## Problem details
Every record must be repeated exactly; omit any pictures they contain.

_ _ _

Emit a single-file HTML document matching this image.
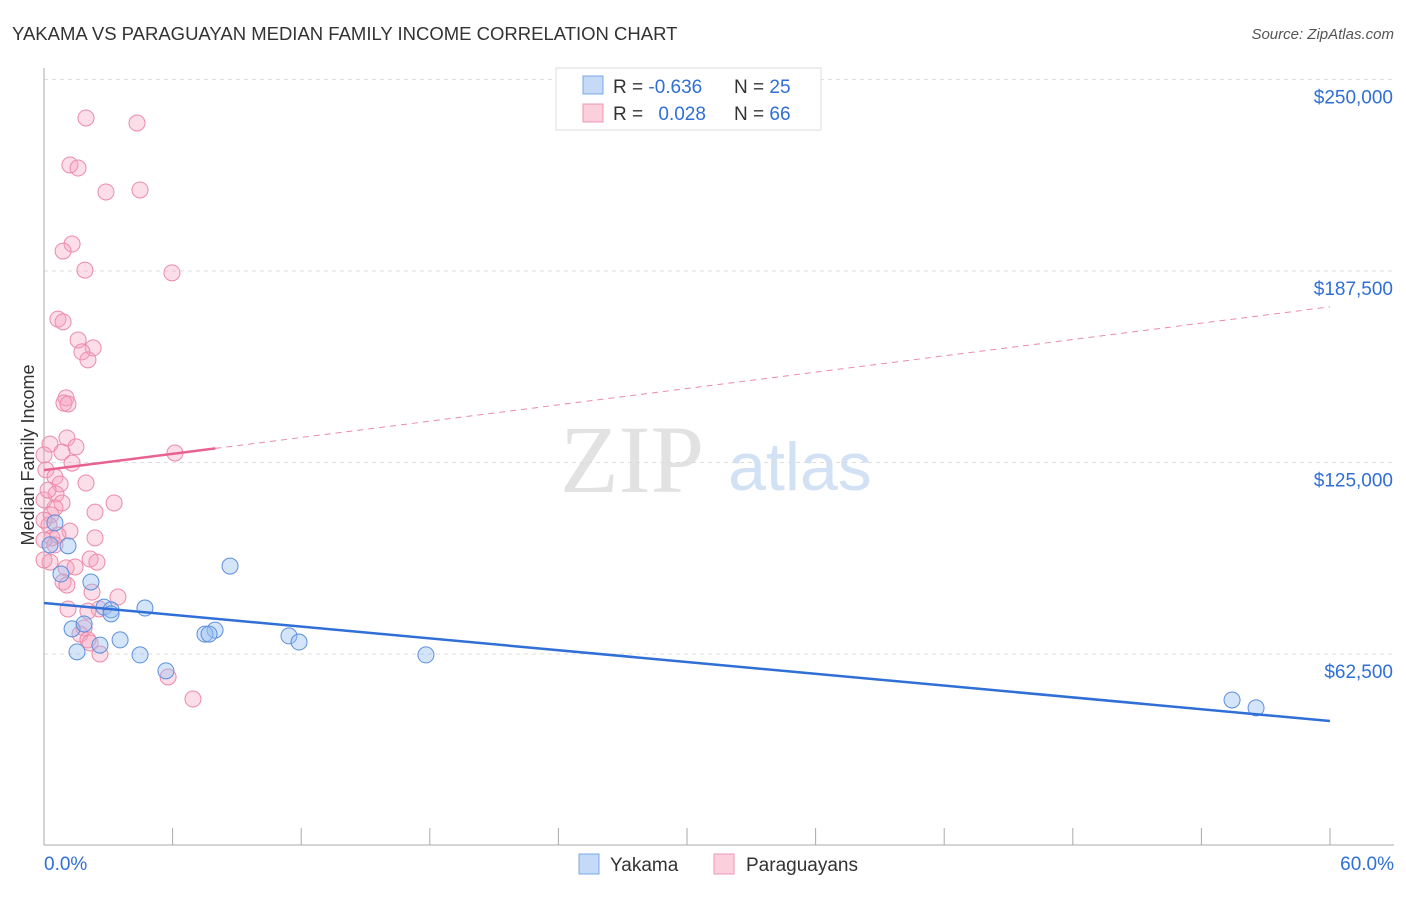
<!DOCTYPE html>
<html><head><meta charset="utf-8"><style>
body{margin:0;background:#fff;font-family:"Liberation Sans",sans-serif}
</style></head><body>
<svg id="c" width="1406" height="892" xmlns="http://www.w3.org/2000/svg" font-family="Liberation Sans, sans-serif">
<text x="12" y="40" font-size="18.5" fill="#333">YAKAMA VS PARAGUAYAN MEDIAN FAMILY INCOME CORRELATION CHART</text>
<text x="1394" y="39" font-size="15" fill="#555" font-style="italic" text-anchor="end">Source: ZipAtlas.com</text>
<text x="632" y="492" font-size="96" fill="#e2e2e2" font-family="Liberation Serif, serif" text-anchor="middle">ZIP</text>
<text x="800" y="490" font-size="68" fill="#d3e1f5" text-anchor="middle">atlas</text>
<text transform="translate(34,455) rotate(-90)" font-size="18" fill="#333" text-anchor="middle">Median Family Income</text>
<g id="grid"></g><g id="pts"></g><g id="lines"></g>
<g>
<rect x="556" y="68" width="265" height="62" fill="#fff" stroke="#ddd"/>
<rect x="583" y="76" width="20" height="18" fill="#c5daf6" stroke="#7aa7e6"/>
<rect x="583" y="104" width="20" height="18" fill="#fbcfdc" stroke="#ee9ab4"/>
<text x="613" y="93" font-size="19" fill="#333">R = <tspan fill="#2f6fd6">-0.636</tspan></text>
<text x="734" y="93" font-size="19" fill="#333">N = <tspan fill="#2f6fd6">25</tspan></text>
<text x="613" y="120" font-size="19" fill="#333">R = <tspan fill="#2f6fd6" dx="10">0.028</tspan></text>
<text x="734" y="120" font-size="19" fill="#333">N = <tspan fill="#2f6fd6">66</tspan></text>
</g>
<g>
<rect x="579" y="854" width="20" height="20" fill="#c5daf6" stroke="#7aa7e6"/>
<text x="610" y="871" font-size="19" fill="#333">Yakama</text>
<rect x="714" y="854" width="20" height="20" fill="#fbcfdc" stroke="#ee9ab4"/>
<text x="746" y="871" font-size="19" fill="#333">Paraguayans</text>
</g>
</svg>
<script>
const yTicks=[62500,125000,187500,250000];
const yTickLabels=["$62,500","$125,000","$187,500","$250,000"];
const xTicks=[0,6,12,18,24,30,36,42,48,54,60];
const pinkX=[1.96,4.34,1.21,1.59,2.89,4.48,1.31,0.89,1.91,5.97,0.65,0.89,1.59,2.29,1.77,2.05,1.03,0.93,1.12,1.07,0.28,1.49,0.84,6.11,1.31,0.09,0.51,1.96,0.75,0.56,0.84,3.27,0.51,2.38,0.33,0.23,1.21,0.37,2.38,0,0.51,2.15,2.47,0.28,1.03,1.45,0.89,1.07,2.24,3.45,1.12,2.57,2.05,1.87,1.68,2.05,2.15,2.61,5.79,6.95,0,0,0,0.65,0,0.19];
const pinkY=[237450,235800,222100,221100,213300,213950,196300,194000,187800,186900,171800,170900,165000,162400,161100,158500,146100,144400,144100,133000,131000,130100,128400,128100,124800,122600,120300,118300,118000,114700,111800,111800,110200,108800,107900,104600,102600,100400,100400,99700,98100,93500,92500,92500,90600,90900,86000,85000,82700,81100,77200,77200,76500,71000,69000,67100,66100,62500,55000,47800,93200,106200,112800,101300,127500,116000];
const blueX=[0.51,1.12,8.68,0.79,2.19,4.71,2.8,3.13,3.13,1.31,1.87,3.55,2.61,1.54,4.48,7.98,7.51,7.7,11.43,11.9,17.82,5.69,55.43,56.55,0.28];
const blueY=[105300,97800,91200,88600,86000,77500,77800,76900,75600,70700,72300,67100,65400,63200,62200,70300,69000,69000,68400,66400,62200,57000,47500,44900,98100];
const blueTrend=[79150,40630];
const pinkTrend=[122500,175800];
const pinkSolidEnd=8;
const X=v=>44+v/60*1286;
const Y=v=>654-(v-62500)/62500*191.5;
const NS="http://www.w3.org/2000/svg";
function mk(t,a,p){const e=document.createElementNS(NS,t);for(const k in a)e.setAttribute(k,a[k]);p.appendChild(e);return e;}
const g=document.getElementById('grid');
yTicks.forEach((v,i)=>{
 const l=mk('line',{x1:44,x2:1394,y1:Y(v),y2:Y(v),stroke:'#ddd','stroke-dasharray':'4,4'},g);
 
 
 const t=mk('text',{x:1393,y:Y(v)+24,'font-size':19,fill:'#2f6fd6','text-anchor':'end'},g);
 t.textContent=yTickLabels[i];
 
 
});
mk('line',{x1:44,x2:44,y1:68,y2:845,stroke:'#aaa'},g);
mk('line',{x1:44,x2:1394,y1:845,y2:845,stroke:'#aaa'},g);
xTicks.forEach(v=>{const l=mk('line',{x1:X(v),x2:X(v),y1:828,y2:845,stroke:'#aaa'},g);
 
 });
let t=mk('text',{x:44,y:870,'font-size':19,fill:'#2f6fd6'},g);t.textContent='0.0%';


t=mk('text',{x:1394,y:870,'font-size':19,fill:'#2f6fd6','text-anchor':'end'},g);t.textContent='60.0%';


const p=document.getElementById('pts');
pinkX.forEach((x,i)=>{const c=mk('circle',{cx:X(x),cy:Y(pinkY[i]),r:8,fill:'rgba(245,160,188,0.35)',stroke:'#ec8aa9','stroke-width':1},p);
 
 });
blueX.forEach((x,i)=>{const c=mk('circle',{cx:X(x),cy:Y(blueY[i]),r:8,fill:'rgba(150,190,240,0.4)',stroke:'#5b8fdd','stroke-width':1},p);
 
 });
const L=document.getElementById('lines');
let e=mk('line',{x1:X(0),y1:Y(blueTrend[0]),x2:X(60),y2:Y(blueTrend[1]),stroke:'#2f6fd6','stroke-width':2.5},L);


const py=x=>pinkTrend[0]+(pinkTrend[1]-pinkTrend[0])*x/60;
e=mk('line',{x1:X(0),y1:Y(py(0)),x2:X(pinkSolidEnd),y2:Y(py(pinkSolidEnd)),stroke:'#e8628f','stroke-width':2.5},L);


e=mk('line',{x1:X(pinkSolidEnd),y1:Y(py(pinkSolidEnd)),x2:X(60),y2:Y(py(60)),stroke:'#ec8aa9','stroke-width':1,'stroke-dasharray':'6,5'},L);


</script>
</body></html>
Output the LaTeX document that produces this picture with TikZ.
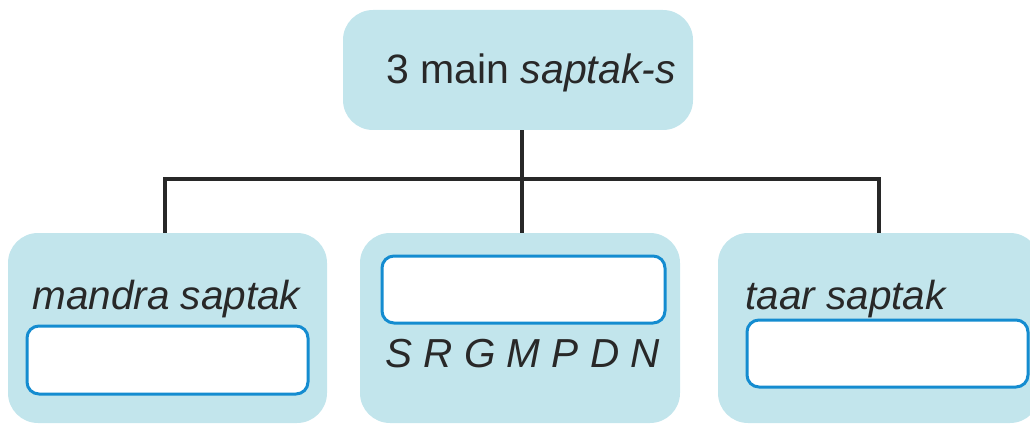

_ _ _

## Full response
Emit a single-file HTML document matching this image.
<!DOCTYPE html>
<html><head><meta charset="utf-8"><style>
body{margin:0;background:#fff;font-family:"Liberation Sans",sans-serif}
</style></head><body>
<svg id="c" width="1406" height="892" xmlns="http://www.w3.org/2000/svg" font-family="Liberation Sans, sans-serif">
<text x="12" y="40" font-size="18.5" fill="#333">YAKAMA VS PARAGUAYAN MEDIAN FAMILY INCOME CORRELATION CHART</text>
<text x="1394" y="39" font-size="15" fill="#555" font-style="italic" text-anchor="end">Source: ZipAtlas.com</text>
<text x="632" y="492" font-size="96" fill="#e2e2e2" font-family="Liberation Serif, serif" text-anchor="middle">ZIP</text>
<text x="800" y="490" font-size="68" fill="#d3e1f5" text-anchor="middle">atlas</text>
<text transform="translate(34,455) rotate(-90)" font-size="18" fill="#333" text-anchor="middle">Median Family Income</text>
<g id="grid"></g><g id="pts"></g><g id="lines"></g>
<g>
<rect x="556" y="68" width="265" height="62" fill="#fff" stroke="#ddd"/>
<rect x="583" y="76" width="20" height="18" fill="#c5daf6" stroke="#7aa7e6"/>
<rect x="583" y="104" width="20" height="18" fill="#fbcfdc" stroke="#ee9ab4"/>
<text x="613" y="93" font-size="19" fill="#333">R = <tspan fill="#2f6fd6">-0.636</tspan></text>
<text x="734" y="93" font-size="19" fill="#333">N = <tspan fill="#2f6fd6">25</tspan></text>
<text x="613" y="120" font-size="19" fill="#333">R = <tspan fill="#2f6fd6" dx="10">0.028</tspan></text>
<text x="734" y="120" font-size="19" fill="#333">N = <tspan fill="#2f6fd6">66</tspan></text>
</g>
<g>
<rect x="579" y="854" width="20" height="20" fill="#c5daf6" stroke="#7aa7e6"/>
<text x="610" y="871" font-size="19" fill="#333">Yakama</text>
<rect x="714" y="854" width="20" height="20" fill="#fbcfdc" stroke="#ee9ab4"/>
<text x="746" y="871" font-size="19" fill="#333">Paraguayans</text>
</g>
</svg>
<script>
const yTicks=[62500,125000,187500,250000];
const yTickLabels=["$62,500","$125,000","$187,500","$250,000"];
const xTicks=[0,6,12,18,24,30,36,42,48,54,60];
const pinkX=[1.96,4.34,1.21,1.59,2.89,4.48,1.31,0.89,1.91,5.97,0.65,0.89,1.59,2.29,1.77,2.05,1.03,0.93,1.12,1.07,0.28,1.49,0.84,6.11,1.31,0.09,0.51,1.96,0.75,0.56,0.84,3.27,0.51,2.38,0.33,0.23,1.21,0.37,2.38,0,0.51,2.15,2.47,0.28,1.03,1.45,0.89,1.07,2.24,3.45,1.12,2.57,2.05,1.87,1.68,2.05,2.15,2.61,5.79,6.95,0,0,0,0.65,0,0.19];
const pinkY=[237450,235800,222100,221100,213300,213950,196300,194000,187800,186900,171800,170900,165000,162400,161100,158500,146100,144400,144100,133000,131000,130100,128400,128100,124800,122600,120300,118300,118000,114700,111800,111800,110200,108800,107900,104600,102600,100400,100400,99700,98100,93500,92500,92500,90600,90900,86000,85000,82700,81100,77200,77200,76500,71000,69000,67100,66100,62500,55000,47800,93200,106200,112800,101300,127500,116000];
const blueX=[0.51,1.12,8.68,0.79,2.19,4.71,2.8,3.13,3.13,1.31,1.87,3.55,2.61,1.54,4.48,7.98,7.51,7.7,11.43,11.9,17.82,5.69,55.43,56.55,0.28];
const blueY=[105300,97800,91200,88600,86000,77500,77800,76900,75600,70700,72300,67100,65400,63200,62200,70300,69000,69000,68400,66400,62200,57000,47500,44900,98100];
const blueTrend=[79150,40630];
const pinkTrend=[122500,175800];
const pinkSolidEnd=8;
const X=v=>44+v/60*1286;
const Y=v=>654-(v-62500)/62500*191.5;
const NS="http://www.w3.org/2000/svg";
function mk(t,a,p){const e=document.createElementNS(NS,t);for(const k in a)e.setAttribute(k,a[k]);p.appendChild(e);return e;}
const g=document.getElementById('grid');
yTicks.forEach((v,i)=>{
 const l=mk('line',{x1:44,x2:1394,y1:Y(v),y2:Y(v),stroke:'#ddd','stroke-dasharray':'4,4'},g);
 
 
 const t=mk('text',{x:1393,y:Y(v)+24,'font-size':19,fill:'#2f6fd6','text-anchor':'end'},g);
 t.textContent=yTickLabels[i];
 
 
});
mk('line',{x1:44,x2:44,y1:68,y2:845,stroke:'#aaa'},g);
mk('line',{x1:44,x2:1394,y1:845,y2:845,stroke:'#aaa'},g);
xTicks.forEach(v=>{const l=mk('line',{x1:X(v),x2:X(v),y1:828,y2:845,stroke:'#aaa'},g);
 
 });
let t=mk('text',{x:44,y:870,'font-size':19,fill:'#2f6fd6'},g);t.textContent='0.0%';


t=mk('text',{x:1394,y:870,'font-size':19,fill:'#2f6fd6','text-anchor':'end'},g);t.textContent='60.0%';


const p=document.getElementById('pts');
pinkX.forEach((x,i)=>{const c=mk('circle',{cx:X(x),cy:Y(pinkY[i]),r:8,fill:'rgba(245,160,188,0.35)',stroke:'#ec8aa9','stroke-width':1},p);
 
 });
blueX.forEach((x,i)=>{const c=mk('circle',{cx:X(x),cy:Y(blueY[i]),r:8,fill:'rgba(150,190,240,0.4)',stroke:'#5b8fdd','stroke-width':1},p);
 
 });
const L=document.getElementById('lines');
let e=mk('line',{x1:X(0),y1:Y(blueTrend[0]),x2:X(60),y2:Y(blueTrend[1]),stroke:'#2f6fd6','stroke-width':2.5},L);


const py=x=>pinkTrend[0]+(pinkTrend[1]-pinkTrend[0])*x/60;
e=mk('line',{x1:X(0),y1:Y(py(0)),x2:X(pinkSolidEnd),y2:Y(py(pinkSolidEnd)),stroke:'#e8628f','stroke-width':2.5},L);


e=mk('line',{x1:X(pinkSolidEnd),y1:Y(py(pinkSolidEnd)),x2:X(60),y2:Y(py(60)),stroke:'#ec8aa9','stroke-width':1,'stroke-dasharray':'6,5'},L);


</script>
</body></html>
Output the LaTeX document that produces this picture with TikZ.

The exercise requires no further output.